» **Data block**:
START

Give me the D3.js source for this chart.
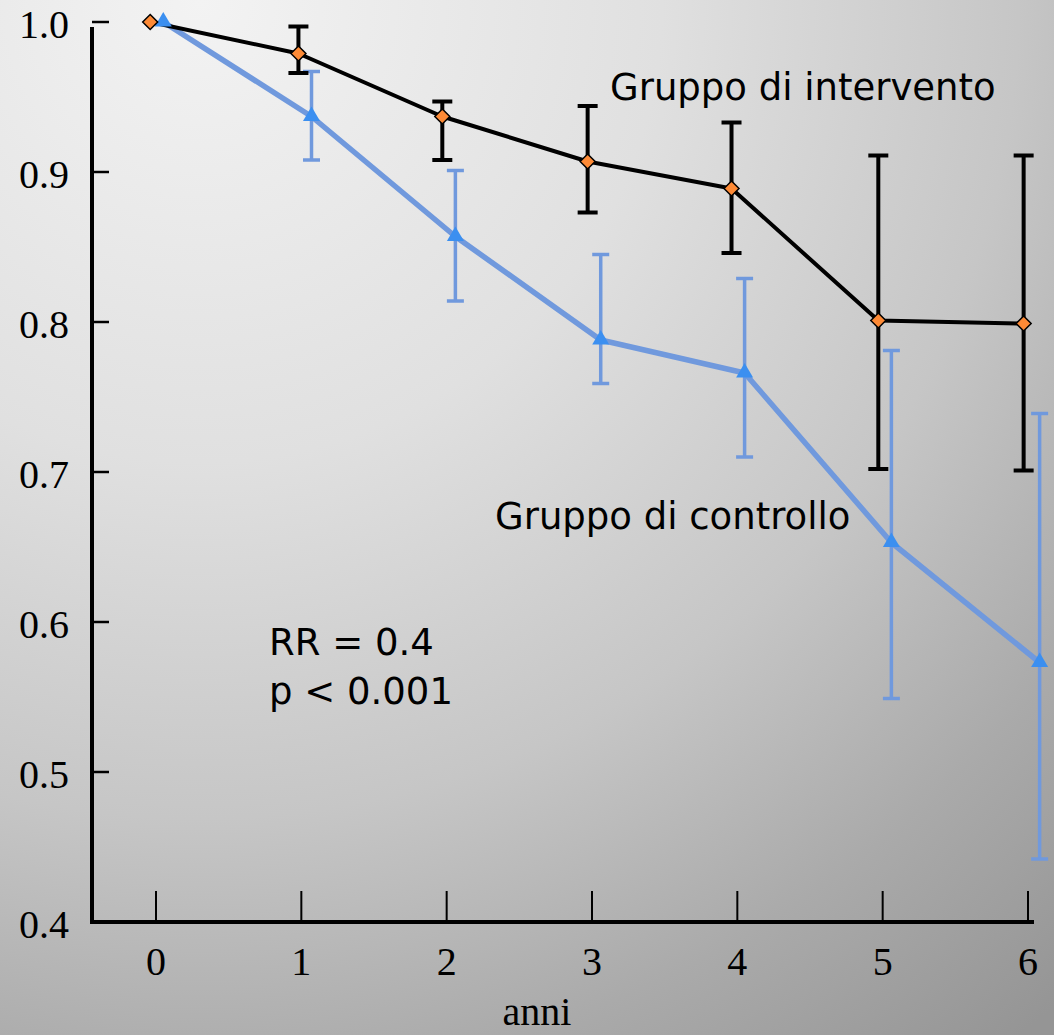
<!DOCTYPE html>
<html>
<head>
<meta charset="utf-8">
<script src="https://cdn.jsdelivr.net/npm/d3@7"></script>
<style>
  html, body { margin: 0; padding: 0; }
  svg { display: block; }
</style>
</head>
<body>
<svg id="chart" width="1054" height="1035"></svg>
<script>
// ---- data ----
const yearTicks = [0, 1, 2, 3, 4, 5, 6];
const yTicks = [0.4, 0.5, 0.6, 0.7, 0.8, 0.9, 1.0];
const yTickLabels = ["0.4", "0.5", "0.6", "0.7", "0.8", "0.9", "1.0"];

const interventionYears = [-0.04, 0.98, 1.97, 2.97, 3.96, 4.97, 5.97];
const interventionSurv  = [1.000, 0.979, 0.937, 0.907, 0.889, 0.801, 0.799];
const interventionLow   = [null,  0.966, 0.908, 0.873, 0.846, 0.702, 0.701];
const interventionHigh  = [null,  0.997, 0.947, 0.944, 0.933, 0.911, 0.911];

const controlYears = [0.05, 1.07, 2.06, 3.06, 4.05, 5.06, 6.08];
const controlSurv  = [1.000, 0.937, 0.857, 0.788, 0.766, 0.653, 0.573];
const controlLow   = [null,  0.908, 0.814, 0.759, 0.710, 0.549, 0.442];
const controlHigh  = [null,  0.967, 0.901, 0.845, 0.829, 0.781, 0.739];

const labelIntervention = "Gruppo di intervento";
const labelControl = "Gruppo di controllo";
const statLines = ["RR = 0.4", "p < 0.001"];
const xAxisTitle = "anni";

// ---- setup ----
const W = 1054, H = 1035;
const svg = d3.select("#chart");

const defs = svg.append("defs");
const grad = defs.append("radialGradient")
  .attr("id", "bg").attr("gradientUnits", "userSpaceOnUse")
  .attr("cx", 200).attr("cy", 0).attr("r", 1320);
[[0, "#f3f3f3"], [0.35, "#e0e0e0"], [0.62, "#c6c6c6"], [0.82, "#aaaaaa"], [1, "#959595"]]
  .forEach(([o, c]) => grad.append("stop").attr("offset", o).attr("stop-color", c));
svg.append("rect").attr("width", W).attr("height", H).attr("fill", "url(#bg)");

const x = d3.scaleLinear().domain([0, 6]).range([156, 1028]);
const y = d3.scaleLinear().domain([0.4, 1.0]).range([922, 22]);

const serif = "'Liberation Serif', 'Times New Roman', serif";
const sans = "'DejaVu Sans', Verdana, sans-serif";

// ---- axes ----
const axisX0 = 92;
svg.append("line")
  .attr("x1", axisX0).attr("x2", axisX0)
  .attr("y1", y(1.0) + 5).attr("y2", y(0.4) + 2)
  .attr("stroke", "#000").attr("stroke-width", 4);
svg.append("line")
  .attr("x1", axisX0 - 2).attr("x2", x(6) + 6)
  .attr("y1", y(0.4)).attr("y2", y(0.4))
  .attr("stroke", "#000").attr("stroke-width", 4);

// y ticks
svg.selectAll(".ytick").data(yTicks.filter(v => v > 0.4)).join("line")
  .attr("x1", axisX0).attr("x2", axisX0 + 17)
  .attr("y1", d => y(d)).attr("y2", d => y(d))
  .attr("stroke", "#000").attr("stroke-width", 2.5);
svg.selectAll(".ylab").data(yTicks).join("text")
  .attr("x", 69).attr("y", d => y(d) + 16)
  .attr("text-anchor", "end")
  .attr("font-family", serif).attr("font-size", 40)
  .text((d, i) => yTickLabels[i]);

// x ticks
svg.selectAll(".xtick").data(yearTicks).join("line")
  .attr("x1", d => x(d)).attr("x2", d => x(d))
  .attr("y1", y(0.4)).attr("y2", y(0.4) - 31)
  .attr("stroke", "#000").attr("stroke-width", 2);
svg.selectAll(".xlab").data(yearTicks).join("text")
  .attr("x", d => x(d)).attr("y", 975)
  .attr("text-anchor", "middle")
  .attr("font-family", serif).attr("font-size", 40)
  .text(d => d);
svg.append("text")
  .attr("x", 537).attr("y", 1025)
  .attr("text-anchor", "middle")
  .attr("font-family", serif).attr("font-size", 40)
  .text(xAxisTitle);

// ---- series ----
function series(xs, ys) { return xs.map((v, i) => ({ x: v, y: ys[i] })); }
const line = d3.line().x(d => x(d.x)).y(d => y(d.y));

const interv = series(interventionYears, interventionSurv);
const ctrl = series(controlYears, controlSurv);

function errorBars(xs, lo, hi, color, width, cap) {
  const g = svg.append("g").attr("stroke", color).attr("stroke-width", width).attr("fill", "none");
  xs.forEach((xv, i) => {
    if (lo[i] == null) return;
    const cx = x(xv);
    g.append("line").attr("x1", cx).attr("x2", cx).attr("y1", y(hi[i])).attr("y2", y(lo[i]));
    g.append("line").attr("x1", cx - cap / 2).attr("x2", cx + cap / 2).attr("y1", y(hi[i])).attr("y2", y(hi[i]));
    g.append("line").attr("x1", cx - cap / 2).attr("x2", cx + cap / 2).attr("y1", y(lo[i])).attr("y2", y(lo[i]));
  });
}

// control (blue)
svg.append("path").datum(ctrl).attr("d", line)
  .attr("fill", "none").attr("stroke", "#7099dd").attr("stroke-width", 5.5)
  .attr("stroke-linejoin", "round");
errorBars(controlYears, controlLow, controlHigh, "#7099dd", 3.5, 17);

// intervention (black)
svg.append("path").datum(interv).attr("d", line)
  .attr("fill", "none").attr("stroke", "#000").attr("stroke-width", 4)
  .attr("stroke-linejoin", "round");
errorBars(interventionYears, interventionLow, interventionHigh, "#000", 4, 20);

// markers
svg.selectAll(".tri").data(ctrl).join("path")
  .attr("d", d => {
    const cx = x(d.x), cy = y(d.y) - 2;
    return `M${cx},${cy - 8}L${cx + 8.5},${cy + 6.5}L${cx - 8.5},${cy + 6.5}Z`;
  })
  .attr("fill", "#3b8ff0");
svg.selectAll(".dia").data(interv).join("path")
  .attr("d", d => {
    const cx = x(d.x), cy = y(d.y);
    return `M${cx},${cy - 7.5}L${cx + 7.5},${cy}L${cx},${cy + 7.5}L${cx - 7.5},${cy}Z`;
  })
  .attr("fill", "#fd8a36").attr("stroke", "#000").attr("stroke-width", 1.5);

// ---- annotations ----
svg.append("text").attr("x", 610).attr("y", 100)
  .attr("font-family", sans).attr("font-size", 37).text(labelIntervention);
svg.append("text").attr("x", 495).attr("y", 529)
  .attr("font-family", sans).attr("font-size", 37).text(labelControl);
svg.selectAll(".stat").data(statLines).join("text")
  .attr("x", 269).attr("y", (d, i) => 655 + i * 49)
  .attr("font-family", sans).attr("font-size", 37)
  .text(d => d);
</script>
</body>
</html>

END

» **What is expected**: Exactly as they appear, print the lines of the listing above from its first line through the line that contains "0.933, 0.911, 0.911];", minus the pictures.

» **Answer**:
Give me the D3.js source for this chart.
<!DOCTYPE html>
<html>
<head>
<meta charset="utf-8">
<script src="https://cdn.jsdelivr.net/npm/d3@7"></script>
<style>
  html, body { margin: 0; padding: 0; }
  svg { display: block; }
</style>
</head>
<body>
<svg id="chart" width="1054" height="1035"></svg>
<script>
// ---- data ----
const yearTicks = [0, 1, 2, 3, 4, 5, 6];
const yTicks = [0.4, 0.5, 0.6, 0.7, 0.8, 0.9, 1.0];
const yTickLabels = ["0.4", "0.5", "0.6", "0.7", "0.8", "0.9", "1.0"];

const interventionYears = [-0.04, 0.98, 1.97, 2.97, 3.96, 4.97, 5.97];
const interventionSurv  = [1.000, 0.979, 0.937, 0.907, 0.889, 0.801, 0.799];
const interventionLow   = [null,  0.966, 0.908, 0.873, 0.846, 0.702, 0.701];
const interventionHigh  = [null,  0.997, 0.947, 0.944, 0.933, 0.911, 0.911];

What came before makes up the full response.